History books often forget to mention Dorothy Height. Here's why they shouldn't.
You probably haven’t heard of Dorothy Height, but you should definitely get to know who she was.
An often-forgotten figure in civil rights history, Height helped change the lives of black Americans and women everywhere. Now, she is being honored with her very own postage stamp in 2017. Height joins an impressive list of honorees in the U.S. Postal Service's Black Heritage stamp series, including Harriet Tubman, Alvin Ailey, and James Baldwin.
Because of Height’s gender, she, like many other women during the civil rights era, is often left out of history books. But ever the modest citizen, Height focused on the cause as opposed to the accolades: "You will accomplish a great deal if you do not worry about who will get the credit,” Height wrote in her 2003 memoir.
During Height’s 98 years on Earth, the unsung hero did a lot of amazing things. But four achievements really stand out:
1. She was the president of the National Council of Negro Women (NCNW) for 40 years.
Height led the nonprofit from 1957 to 1998, dedicating her leadership to advancing opportunities for women of color. Height was placed in the role during the peak of the Civil Rights movement, a daunting task during a time of racial violence. She offered up the NCNW headquarters as a meeting place for national organizers and participants in the historic 1963 March on Washington.
She also helped organize and launch a project called “Wednesday in Mississippi.” The successful project brought racially mixed groups of women together to visit rural areas of Mississippi and encourage voter registration among black citizens and foster dialogue across various groups of people. During Height’s tenure, she was awarded the Presidential Medal of Freedom in 1994.
2. Height helped form the African-American Women for Reproductive Freedom organization.

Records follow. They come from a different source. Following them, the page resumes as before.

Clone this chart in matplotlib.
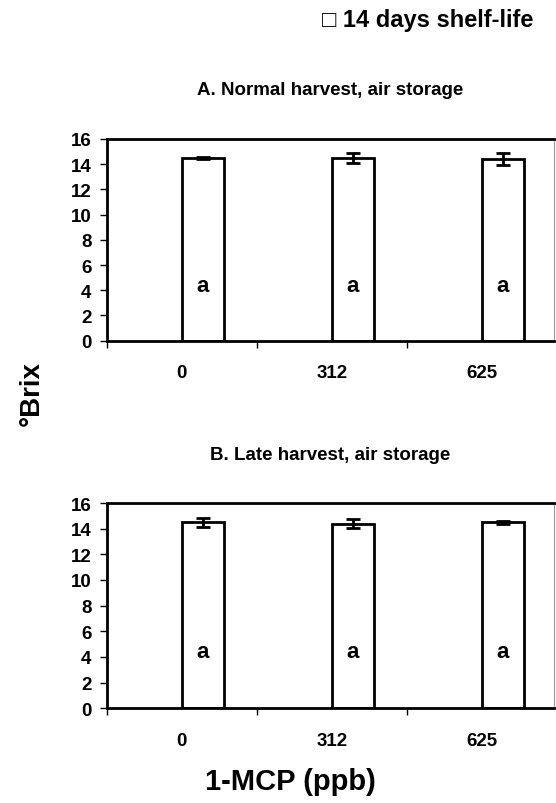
import numpy as np
import matplotlib
matplotlib.use("Agg")
import matplotlib.pyplot as plt
from matplotlib.ticker import FixedLocator, NullFormatter

plt.rcParams["font.family"] = ["Liberation Sans", "DejaVu Sans"]
plt.rcParams["font.weight"] = "bold"

doses = ["0", "312", "625"]
letters = ["a", "a", "a"]

normal_brix = [14.5, 14.5, 14.4]
normal_se = [0.1, 0.4, 0.45]
late_brix = [14.5, 14.4, 14.5]
late_se = [0.35, 0.35, 0.1]

panels = [
    ("A. Normal harvest, air storage", normal_brix, normal_se),
    ("B. Late harvest, air storage", late_brix, late_se),
]

fig = plt.figure(figsize=(5.56, 8.04), dpi=100)
boxes = [[0.192, 0.575, 0.804, 0.251], [0.192, 0.118, 0.804, 0.255]]
title_y = [0.888, 0.434]

x = np.arange(len(doses))
bar_w = 0.28

for (title, vals, errs), box, ty in zip(panels, boxes, title_y):
    ax = fig.add_axes(box)
    ax.bar(x + bar_w / 2, vals, width=bar_w, color="white",
           edgecolor="black", linewidth=2, zorder=2)
    ax.errorbar(x + bar_w / 2, vals, yerr=errs, fmt="none", ecolor="black",
                elinewidth=2, capsize=5, capthick=2, zorder=3)
    for xi, lab in zip(x, letters):
        ax.text(xi + bar_w / 2, 4.4, lab, ha="center", va="center",
                fontsize=16, fontweight="bold")

    ax.set_ylim(0, 16)
    ax.set_yticks(range(0, 17, 2))
    ax.set_xlim(-0.5, 2.48)
    # boundary ticks between categories, labels at category centres
    ax.xaxis.set_major_locator(FixedLocator([-0.5, 0.5, 1.5]))
    ax.xaxis.set_major_formatter(NullFormatter())
    ax.xaxis.set_minor_locator(FixedLocator(x))
    ax.set_xticklabels(doses, minor=True)
    ax.tick_params(axis="x", which="major", direction="out", length=5, width=1)
    ax.tick_params(axis="x", which="minor", length=0, pad=17, labelsize=13.5)
    ax.tick_params(axis="y", direction="out", length=5, width=1, labelsize=13.5, pad=6)

    for side in ["left", "bottom", "top"]:
        ax.spines[side].set_linewidth(2)
        ax.spines[side].set_color("black")
    ax.spines["right"].set_linewidth(0.8)
    ax.spines["right"].set_color("#999999")

    fig.text(box[0] + box[2] / 2, ty, title,
             ha="center", va="center", fontsize=13.5, fontweight="bold")

fig.text(0.959, 0.974, "\u25a1 14 days shelf-life", ha="right", va="center",
         fontsize=17, fontweight="bold")
fig.text(0.522, 0.027, "1-MCP (ppb)", ha="center", va="center",
         fontsize=21, fontweight="bold")
fig.text(0.058, 0.511, "\u00b0Brix", ha="center", va="center", rotation=90,
         fontsize=20, fontweight="bold")

fig.savefig("out.png", dpi=100)
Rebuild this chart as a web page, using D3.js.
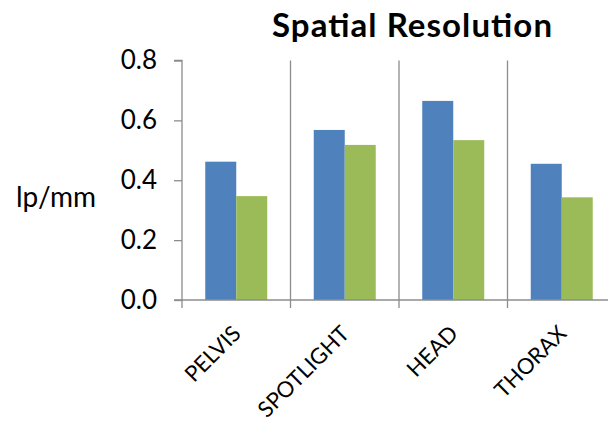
<!DOCTYPE html>
<html><head><meta charset="utf-8">
<script src="https://cdn.jsdelivr.net/npm/d3@7"></script>
<style>body{margin:0;background:#fff}svg{display:block}</style>
</head><body>
<svg id="c" width="608" height="426"></svg>
<script>
const categories = ["PELVIS", "SPOTLIGHT", "HEAD", "THORAX"];
const seriesNames = ["Series1", "Series2"];
const series1 = [0.462, 0.568, 0.665, 0.455];
const series2 = [0.347, 0.518, 0.534, 0.343];
const yTicks = [0.0, 0.2, 0.4, 0.6, 0.8];
const colors = ["#4F81BD", "#9BBB59"];

(function () {
const svg = d3.select("#c");
const font = "Lato, 'Open Sans', sans-serif";
const pLeft = 182, pTop = 60.5, pBottom = 300, bandW = 108.5;
const x = d3.scaleBand().domain(categories).range([pLeft, pLeft + bandW * categories.length]).padding(0);
const y = d3.scaleLinear().domain([0, 0.8]).range([pBottom, pTop]);
const xi = d3.scaleBand().domain(seriesNames).range([23.25, 85.25]).padding(0);
const axisColor = "#8c8c8c";

// vertical gridlines at category boundaries
svg.append("g").selectAll("line").data(categories.slice(1)).join("line")
  .attr("x1", d => x(d)).attr("x2", d => x(d))
  .attr("y1", pTop).attr("y2", pBottom)
  .attr("stroke", axisColor).attr("stroke-width", 1.3);

// bars
const data = categories.map((c, i) => ({c, vals: [series1[i], series2[i]]}));
const g = svg.append("g").selectAll("g").data(data).join("g")
  .attr("transform", d => `translate(${x(d.c)},0)`);
g.selectAll("rect").data(d => d.vals.map((v, j) => ({v, s: seriesNames[j], j}))).join("rect")
  .attr("x", d => xi(d.s)).attr("width", xi.bandwidth())
  .attr("y", d => y(d.v)).attr("height", d => pBottom - y(d.v))
  .attr("fill", d => colors[d.j]);

// y axis
const ya = svg.append("g").attr("transform", `translate(${pLeft},0)`)
  .call(d3.axisLeft(y).tickValues(yTicks).tickFormat(d3.format(".1f")).tickSize(8).tickPadding(17));
ya.select(".domain").attr("stroke", axisColor).attr("stroke-width", 1.3).attr("d", `M-8,${pTop}H0V${pBottom}`);
ya.selectAll(".tick line").attr("stroke", axisColor).attr("stroke-width", 1.3);
ya.selectAll(".tick text").attr("font-family", font).attr("font-size", 26).attr("fill", "#000");

// x axis
const xa = svg.append("g").attr("transform", `translate(0,${pBottom})`);
xa.append("line").attr("x1", pLeft - 8).attr("x2", 608).attr("stroke", axisColor).attr("stroke-width", 1.3);
xa.selectAll("line.t").data(categories).join("line").attr("class", "t")
  .attr("x1", d => x(d)).attr("x2", d => x(d)).attr("y1", 0).attr("y2", 8)
  .attr("stroke", axisColor).attr("stroke-width", 1.3);
xa.selectAll("text").data(categories).join("text")
  .attr("transform", d => `translate(${x(d) + x.bandwidth() / 2 + 6},35) rotate(-45)`)
  .attr("text-anchor", "end")
  .attr("font-family", font).attr("font-size", 22).attr("fill", "#000")
  .text(d => d);

// y label
svg.append("text").attr("x", 16).attr("y", 207).attr("font-family", font).attr("font-size", 28)
  .attr("fill", "#000").text("lp/mm");

// title
svg.append("text").attr("x", 272).attr("y", 37)
  .attr("font-family", font).attr("font-weight", "bold").attr("font-size", 33)
  .attr("textLength", 280).attr("lengthAdjust", "spacing")
  .attr("fill", "#000").text("Spatial Resolution");
})();
</script>
</body></html>
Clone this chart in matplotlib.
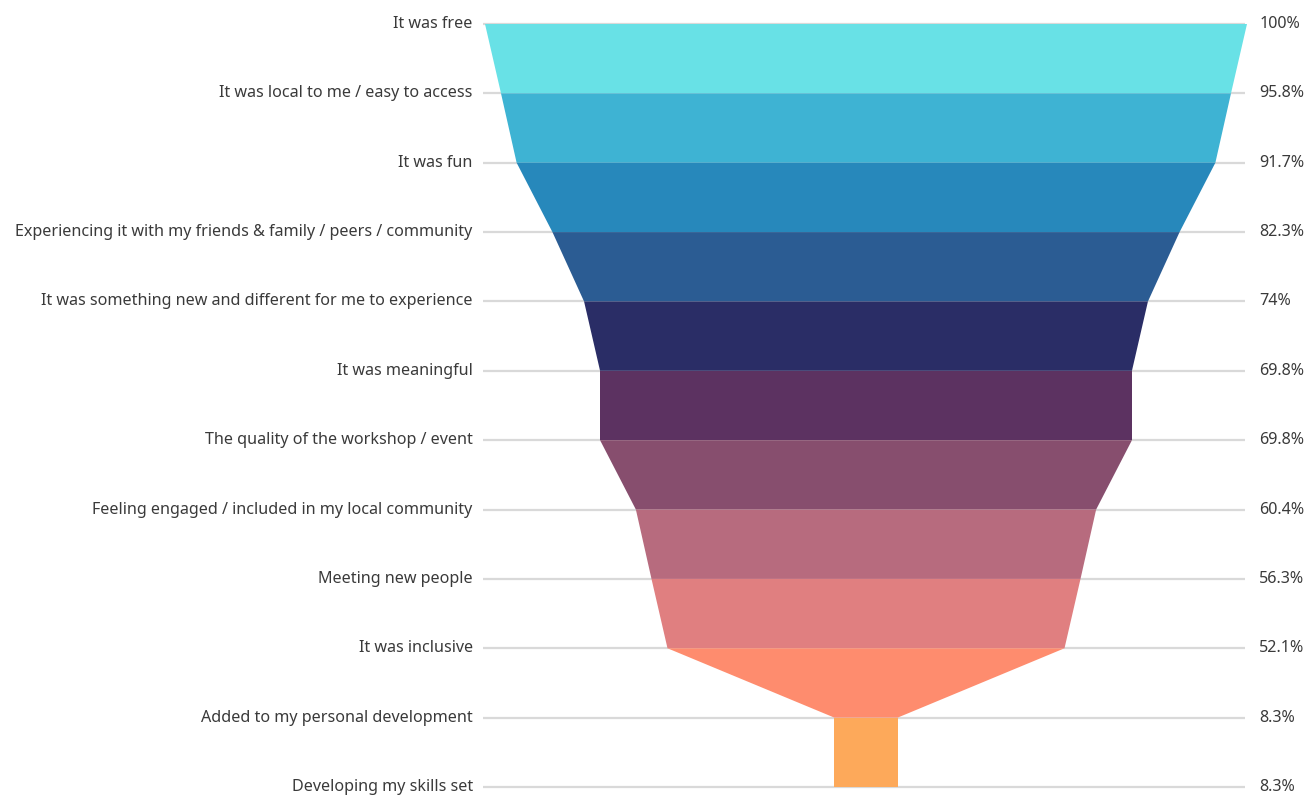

In 1989, Height, along with 16 African-American women and one man signed a declaration that supported pro-choice reproductive rights. In 1990, Height was also essential in creating a reproductive rights organization as a way for African-American women to show their support for Roe v. Wade.
3. She also helped found the Women's Political Caucus.
Working tirelessly to create systems where women could empower themselves, Height helped found the National Women's Political Caucus (NWPC), a grass roots organization designed to increase women's participation in the political process. Found in 1971, the organization focuses on recruiting, vetting, and training women who are looking to get elected in local and national elections.
4. Oh, and she counseled presidents on how to best help black women too.
After being barred from attending Barnard College because of a racial quota (a university Height later received an honorary degree from), Height studied at New York University and Columbia University and obtained a bachelor's degree and a master's degree.
Her education and work ethic was recognized by many in the national government, leading Height to meet with political figures and civil rights leaders like Eleanor Roosevelt and Bill Clinton. Since then, she's counseled a number of presidents, including Dwight D. Eisenhower and Bill Clinton, on how to best assist black women during a changing world. Height was likely one of the first people to understand the concept of intersectionality, and she worked to expand alliance among people with various identities and backgrounds because of that.
Height's life shows us that the work of fighting for a better America is never over, but always necessary.
Her incredible accomplishments deserve more recognition than they've received, and this postage stamp honor is a step towards doing so.